[Charts and diagrams as code]
+-------+
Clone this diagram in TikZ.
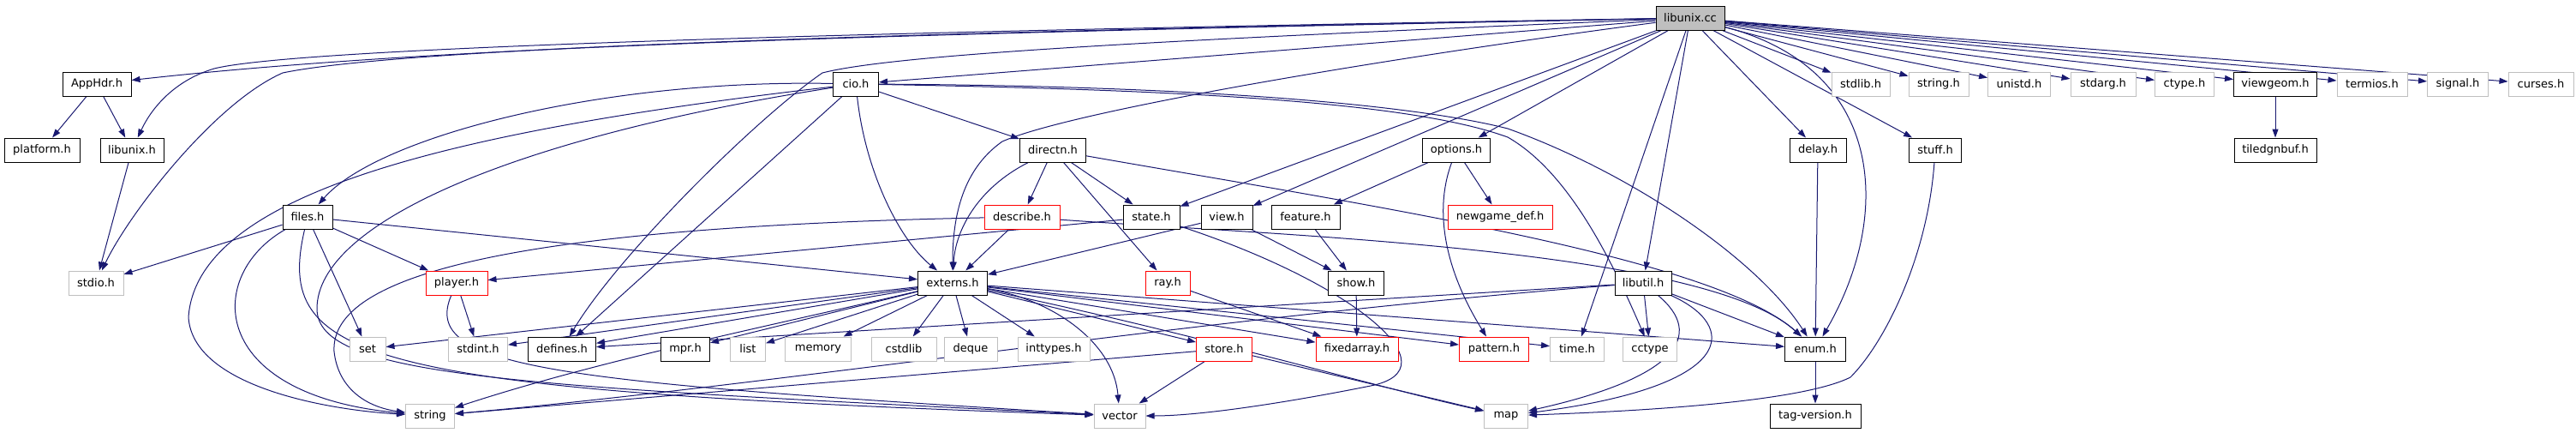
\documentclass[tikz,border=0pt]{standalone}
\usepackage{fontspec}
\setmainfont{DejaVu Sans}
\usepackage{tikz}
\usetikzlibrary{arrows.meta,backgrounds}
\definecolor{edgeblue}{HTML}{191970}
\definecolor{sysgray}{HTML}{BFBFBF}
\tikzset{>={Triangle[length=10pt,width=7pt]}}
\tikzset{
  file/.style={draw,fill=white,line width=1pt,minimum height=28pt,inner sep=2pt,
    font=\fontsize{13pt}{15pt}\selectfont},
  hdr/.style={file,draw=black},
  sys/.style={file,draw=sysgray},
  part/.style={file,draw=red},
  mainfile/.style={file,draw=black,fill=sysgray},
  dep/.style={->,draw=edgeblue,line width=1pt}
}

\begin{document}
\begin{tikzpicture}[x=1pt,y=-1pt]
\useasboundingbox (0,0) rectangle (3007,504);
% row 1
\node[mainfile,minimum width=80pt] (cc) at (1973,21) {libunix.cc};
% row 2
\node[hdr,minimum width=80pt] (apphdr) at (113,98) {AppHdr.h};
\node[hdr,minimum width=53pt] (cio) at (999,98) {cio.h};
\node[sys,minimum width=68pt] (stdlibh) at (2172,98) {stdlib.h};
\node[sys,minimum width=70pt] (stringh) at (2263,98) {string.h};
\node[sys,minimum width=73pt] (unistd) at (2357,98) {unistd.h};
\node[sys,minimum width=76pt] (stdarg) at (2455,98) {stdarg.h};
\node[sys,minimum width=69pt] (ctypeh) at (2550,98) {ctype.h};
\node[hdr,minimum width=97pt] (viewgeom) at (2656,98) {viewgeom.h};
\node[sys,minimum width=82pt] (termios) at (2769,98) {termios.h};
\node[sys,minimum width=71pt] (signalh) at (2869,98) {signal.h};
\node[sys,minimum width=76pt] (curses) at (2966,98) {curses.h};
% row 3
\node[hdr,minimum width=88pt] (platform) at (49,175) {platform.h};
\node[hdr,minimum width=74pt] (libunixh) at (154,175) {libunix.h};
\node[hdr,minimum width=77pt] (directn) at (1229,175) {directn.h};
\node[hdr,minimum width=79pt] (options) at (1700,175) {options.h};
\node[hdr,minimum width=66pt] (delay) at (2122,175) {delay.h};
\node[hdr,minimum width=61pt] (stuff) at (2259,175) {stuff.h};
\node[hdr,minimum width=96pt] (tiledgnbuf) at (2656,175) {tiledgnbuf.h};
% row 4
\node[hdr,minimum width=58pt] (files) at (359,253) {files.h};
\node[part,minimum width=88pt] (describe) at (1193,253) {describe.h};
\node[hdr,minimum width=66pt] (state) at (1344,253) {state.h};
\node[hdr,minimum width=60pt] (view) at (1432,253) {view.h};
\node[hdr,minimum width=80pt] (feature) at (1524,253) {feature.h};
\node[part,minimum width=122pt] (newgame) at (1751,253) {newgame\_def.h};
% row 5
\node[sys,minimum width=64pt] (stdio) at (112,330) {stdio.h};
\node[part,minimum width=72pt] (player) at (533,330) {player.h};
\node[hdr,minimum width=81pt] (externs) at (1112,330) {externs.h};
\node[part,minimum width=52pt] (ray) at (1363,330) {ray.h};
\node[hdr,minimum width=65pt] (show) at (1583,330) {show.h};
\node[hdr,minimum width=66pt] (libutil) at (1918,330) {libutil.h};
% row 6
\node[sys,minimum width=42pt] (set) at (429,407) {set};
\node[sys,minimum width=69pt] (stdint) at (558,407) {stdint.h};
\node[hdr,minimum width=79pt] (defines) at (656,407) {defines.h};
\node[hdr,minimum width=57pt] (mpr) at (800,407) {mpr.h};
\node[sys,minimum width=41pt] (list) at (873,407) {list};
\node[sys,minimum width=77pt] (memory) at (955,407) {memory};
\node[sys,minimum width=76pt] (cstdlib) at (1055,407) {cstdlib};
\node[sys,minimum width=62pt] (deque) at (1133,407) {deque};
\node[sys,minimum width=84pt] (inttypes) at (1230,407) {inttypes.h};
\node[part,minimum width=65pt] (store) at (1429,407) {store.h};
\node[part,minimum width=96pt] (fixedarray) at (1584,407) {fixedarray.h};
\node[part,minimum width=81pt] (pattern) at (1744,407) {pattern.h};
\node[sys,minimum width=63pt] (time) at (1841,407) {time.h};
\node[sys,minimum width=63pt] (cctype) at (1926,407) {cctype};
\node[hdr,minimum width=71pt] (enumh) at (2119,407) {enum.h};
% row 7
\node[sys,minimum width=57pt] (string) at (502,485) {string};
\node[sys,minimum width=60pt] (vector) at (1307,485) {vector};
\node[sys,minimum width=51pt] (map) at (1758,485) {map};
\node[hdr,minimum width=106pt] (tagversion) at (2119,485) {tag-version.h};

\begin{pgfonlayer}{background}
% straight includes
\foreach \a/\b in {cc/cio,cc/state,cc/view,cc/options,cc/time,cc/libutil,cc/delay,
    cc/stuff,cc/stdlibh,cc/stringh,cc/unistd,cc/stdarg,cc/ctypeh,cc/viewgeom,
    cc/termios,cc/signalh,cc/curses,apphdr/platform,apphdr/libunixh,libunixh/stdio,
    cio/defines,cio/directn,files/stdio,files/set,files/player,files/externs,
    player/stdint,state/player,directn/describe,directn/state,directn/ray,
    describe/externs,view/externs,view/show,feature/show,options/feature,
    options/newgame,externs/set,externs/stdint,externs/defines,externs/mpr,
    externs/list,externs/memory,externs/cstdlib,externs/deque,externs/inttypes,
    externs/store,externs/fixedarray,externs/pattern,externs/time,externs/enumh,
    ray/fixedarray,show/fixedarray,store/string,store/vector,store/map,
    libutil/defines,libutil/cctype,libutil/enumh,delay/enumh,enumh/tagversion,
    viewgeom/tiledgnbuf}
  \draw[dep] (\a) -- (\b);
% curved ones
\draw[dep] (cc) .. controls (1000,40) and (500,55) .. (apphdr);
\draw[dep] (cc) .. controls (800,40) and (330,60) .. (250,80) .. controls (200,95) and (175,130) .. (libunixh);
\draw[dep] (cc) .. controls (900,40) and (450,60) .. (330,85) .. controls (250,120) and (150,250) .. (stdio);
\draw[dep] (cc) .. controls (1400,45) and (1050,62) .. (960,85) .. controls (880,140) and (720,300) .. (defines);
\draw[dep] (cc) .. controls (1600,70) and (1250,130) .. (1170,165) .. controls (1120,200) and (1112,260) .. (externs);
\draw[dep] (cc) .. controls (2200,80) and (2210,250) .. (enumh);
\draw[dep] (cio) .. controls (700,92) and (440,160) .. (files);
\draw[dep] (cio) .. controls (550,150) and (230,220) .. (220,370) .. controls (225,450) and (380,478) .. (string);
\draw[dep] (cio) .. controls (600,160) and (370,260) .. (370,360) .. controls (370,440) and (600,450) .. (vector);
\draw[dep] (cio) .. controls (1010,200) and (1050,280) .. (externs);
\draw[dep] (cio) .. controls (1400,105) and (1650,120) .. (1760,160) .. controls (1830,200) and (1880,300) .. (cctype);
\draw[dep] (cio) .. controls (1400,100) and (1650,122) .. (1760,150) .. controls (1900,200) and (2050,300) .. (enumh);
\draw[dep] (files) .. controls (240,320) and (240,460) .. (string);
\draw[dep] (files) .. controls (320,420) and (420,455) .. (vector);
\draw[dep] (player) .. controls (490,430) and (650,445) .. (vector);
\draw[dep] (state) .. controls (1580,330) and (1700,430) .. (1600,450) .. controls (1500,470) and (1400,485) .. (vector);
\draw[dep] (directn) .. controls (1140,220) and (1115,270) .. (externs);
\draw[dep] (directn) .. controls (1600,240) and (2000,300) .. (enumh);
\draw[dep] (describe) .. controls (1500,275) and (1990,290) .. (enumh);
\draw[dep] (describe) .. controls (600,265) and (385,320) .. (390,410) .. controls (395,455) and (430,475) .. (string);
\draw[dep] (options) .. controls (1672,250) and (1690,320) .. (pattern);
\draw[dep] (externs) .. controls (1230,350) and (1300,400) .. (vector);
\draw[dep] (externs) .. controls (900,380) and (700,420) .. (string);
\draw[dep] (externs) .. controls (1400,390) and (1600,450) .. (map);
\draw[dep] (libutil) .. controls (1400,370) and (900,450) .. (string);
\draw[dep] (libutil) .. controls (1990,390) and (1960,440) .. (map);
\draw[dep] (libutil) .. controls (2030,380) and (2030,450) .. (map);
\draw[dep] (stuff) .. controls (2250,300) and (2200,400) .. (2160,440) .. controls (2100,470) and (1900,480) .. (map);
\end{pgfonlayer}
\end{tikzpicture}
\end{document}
+-------+
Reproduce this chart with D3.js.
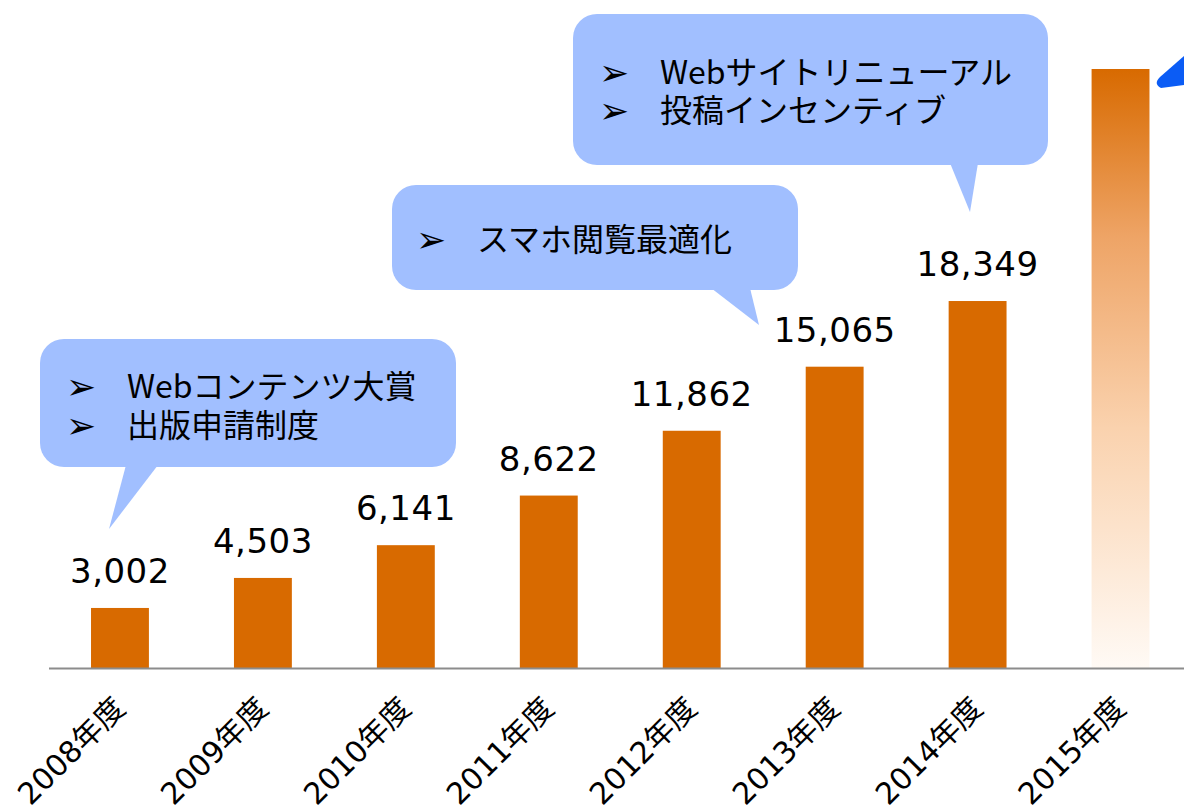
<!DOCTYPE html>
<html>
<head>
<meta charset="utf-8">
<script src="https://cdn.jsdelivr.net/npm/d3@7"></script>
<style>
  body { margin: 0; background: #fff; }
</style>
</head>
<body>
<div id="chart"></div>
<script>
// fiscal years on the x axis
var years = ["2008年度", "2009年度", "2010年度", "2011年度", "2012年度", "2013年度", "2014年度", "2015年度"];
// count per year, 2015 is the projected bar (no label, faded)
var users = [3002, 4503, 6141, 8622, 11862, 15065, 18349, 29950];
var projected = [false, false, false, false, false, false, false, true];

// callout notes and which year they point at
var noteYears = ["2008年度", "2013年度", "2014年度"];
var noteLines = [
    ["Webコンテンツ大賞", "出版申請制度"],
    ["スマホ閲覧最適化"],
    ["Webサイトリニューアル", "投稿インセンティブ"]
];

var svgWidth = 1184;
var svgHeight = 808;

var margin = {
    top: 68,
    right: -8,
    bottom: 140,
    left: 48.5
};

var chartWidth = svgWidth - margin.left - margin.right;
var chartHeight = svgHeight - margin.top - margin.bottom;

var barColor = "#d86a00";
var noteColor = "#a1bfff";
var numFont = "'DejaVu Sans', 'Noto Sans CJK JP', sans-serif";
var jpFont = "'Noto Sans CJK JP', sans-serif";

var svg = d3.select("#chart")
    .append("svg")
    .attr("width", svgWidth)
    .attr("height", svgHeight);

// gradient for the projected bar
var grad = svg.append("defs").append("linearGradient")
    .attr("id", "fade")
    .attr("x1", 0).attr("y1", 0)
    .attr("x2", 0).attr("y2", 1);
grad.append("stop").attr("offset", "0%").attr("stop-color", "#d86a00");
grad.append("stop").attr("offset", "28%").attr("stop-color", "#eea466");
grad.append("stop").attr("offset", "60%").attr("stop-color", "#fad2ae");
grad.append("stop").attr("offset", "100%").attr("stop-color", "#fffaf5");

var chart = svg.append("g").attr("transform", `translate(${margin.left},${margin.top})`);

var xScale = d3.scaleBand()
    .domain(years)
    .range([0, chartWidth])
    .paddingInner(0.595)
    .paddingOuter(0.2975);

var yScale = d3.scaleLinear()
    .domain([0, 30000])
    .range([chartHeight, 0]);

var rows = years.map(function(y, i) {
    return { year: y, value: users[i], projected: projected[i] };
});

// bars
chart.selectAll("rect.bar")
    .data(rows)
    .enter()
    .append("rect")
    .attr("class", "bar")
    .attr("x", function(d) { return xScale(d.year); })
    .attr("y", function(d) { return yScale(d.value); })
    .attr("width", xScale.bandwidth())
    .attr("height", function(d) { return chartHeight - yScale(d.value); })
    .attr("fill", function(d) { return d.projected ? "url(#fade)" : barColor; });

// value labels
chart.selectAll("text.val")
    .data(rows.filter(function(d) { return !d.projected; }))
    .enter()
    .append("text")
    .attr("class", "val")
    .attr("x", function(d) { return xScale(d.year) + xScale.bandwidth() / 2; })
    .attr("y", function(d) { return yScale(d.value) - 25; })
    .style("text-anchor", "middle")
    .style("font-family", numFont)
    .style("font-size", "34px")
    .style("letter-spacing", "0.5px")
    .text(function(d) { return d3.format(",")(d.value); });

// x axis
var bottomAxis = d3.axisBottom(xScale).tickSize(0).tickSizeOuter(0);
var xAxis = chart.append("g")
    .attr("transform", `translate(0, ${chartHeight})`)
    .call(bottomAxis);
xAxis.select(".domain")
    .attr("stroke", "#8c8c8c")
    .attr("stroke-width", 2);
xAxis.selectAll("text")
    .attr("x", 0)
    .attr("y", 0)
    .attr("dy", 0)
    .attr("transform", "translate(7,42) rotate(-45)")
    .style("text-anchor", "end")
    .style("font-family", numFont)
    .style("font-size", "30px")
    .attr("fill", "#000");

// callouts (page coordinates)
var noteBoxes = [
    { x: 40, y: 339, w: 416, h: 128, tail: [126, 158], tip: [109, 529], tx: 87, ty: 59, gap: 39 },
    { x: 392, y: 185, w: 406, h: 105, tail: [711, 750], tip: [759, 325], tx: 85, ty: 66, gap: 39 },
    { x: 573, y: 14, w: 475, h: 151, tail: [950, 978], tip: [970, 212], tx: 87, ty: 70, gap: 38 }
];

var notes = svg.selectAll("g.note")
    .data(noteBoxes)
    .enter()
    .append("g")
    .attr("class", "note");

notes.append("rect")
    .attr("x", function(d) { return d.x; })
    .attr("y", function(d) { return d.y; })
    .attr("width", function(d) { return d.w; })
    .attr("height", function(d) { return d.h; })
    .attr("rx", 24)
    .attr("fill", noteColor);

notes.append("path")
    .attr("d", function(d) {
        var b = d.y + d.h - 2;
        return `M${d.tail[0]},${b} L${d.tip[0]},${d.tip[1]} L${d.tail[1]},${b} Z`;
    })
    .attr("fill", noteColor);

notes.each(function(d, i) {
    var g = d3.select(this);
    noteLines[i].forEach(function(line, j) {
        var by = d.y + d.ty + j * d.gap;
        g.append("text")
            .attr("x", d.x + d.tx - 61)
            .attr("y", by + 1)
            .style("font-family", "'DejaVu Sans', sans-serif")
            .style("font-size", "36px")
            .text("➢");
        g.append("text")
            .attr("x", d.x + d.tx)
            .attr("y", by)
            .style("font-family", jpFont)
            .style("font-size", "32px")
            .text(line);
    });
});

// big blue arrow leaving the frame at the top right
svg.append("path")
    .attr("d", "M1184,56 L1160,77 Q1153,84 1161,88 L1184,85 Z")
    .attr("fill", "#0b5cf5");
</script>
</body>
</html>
+-------+
Exercise details:
Copy each line above where the string "this" occurs.

Result of the exercise:
Clone this diagram in TikZ.
Reproduce this chart with D3.js.
    var g = d3.select(this);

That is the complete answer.